- **Written request**
Retype only what runs from the beginning of the data through the line with "const yTicks = [0, 20, 40, 60, 80, 100];"; please omit the pictures and keep every line exact.

- **Provided material**
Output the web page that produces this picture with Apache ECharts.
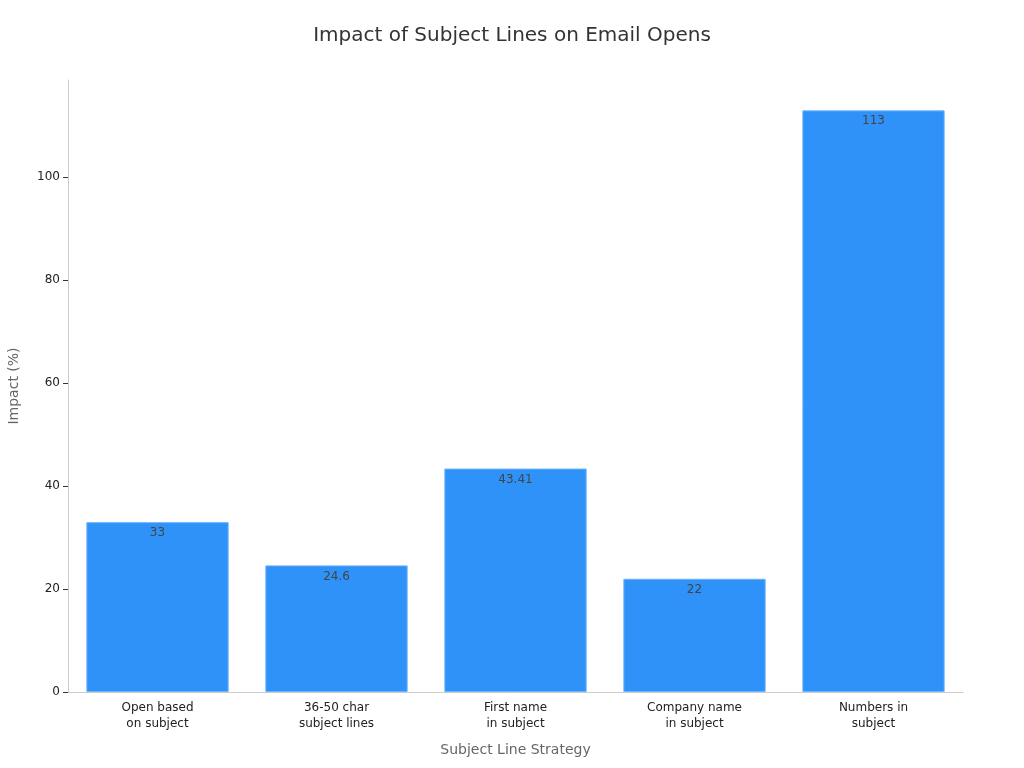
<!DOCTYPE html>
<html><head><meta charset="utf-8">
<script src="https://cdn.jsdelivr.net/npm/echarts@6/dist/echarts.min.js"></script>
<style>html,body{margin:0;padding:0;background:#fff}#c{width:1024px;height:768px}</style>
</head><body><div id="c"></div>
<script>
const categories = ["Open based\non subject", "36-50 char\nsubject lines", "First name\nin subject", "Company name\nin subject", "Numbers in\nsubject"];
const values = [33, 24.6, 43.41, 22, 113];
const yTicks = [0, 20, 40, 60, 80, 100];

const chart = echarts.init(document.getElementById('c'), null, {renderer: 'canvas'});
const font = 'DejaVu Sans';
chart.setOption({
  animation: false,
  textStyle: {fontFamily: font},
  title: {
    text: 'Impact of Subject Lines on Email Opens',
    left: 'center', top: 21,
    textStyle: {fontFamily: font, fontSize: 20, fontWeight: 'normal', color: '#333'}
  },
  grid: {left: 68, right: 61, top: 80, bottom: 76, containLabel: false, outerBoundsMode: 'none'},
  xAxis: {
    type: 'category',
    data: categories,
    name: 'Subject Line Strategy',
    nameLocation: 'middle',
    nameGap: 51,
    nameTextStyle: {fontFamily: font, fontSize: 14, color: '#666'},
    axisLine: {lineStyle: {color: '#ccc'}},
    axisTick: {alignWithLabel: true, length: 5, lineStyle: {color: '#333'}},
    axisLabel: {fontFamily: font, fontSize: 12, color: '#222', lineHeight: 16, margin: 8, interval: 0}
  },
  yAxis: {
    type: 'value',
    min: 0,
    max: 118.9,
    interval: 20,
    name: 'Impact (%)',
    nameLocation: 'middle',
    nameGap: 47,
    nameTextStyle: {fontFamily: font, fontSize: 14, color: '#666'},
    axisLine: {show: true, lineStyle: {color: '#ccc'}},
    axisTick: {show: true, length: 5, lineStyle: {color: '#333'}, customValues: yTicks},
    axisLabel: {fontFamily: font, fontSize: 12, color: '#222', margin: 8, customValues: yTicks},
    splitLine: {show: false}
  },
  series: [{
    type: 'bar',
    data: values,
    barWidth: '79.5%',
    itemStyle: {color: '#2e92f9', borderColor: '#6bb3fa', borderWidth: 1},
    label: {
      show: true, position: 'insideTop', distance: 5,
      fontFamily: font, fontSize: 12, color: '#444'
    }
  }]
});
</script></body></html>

- **Solution to this task**
Output the web page that produces this picture with Apache ECharts.
<!DOCTYPE html>
<html><head><meta charset="utf-8">
<script src="https://cdn.jsdelivr.net/npm/echarts@6/dist/echarts.min.js"></script>
<style>html,body{margin:0;padding:0;background:#fff}#c{width:1024px;height:768px}</style>
</head><body><div id="c"></div>
<script>
const categories = ["Open based\non subject", "36-50 char\nsubject lines", "First name\nin subject", "Company name\nin subject", "Numbers in\nsubject"];
const values = [33, 24.6, 43.41, 22, 113];
const yTicks = [0, 20, 40, 60, 80, 100];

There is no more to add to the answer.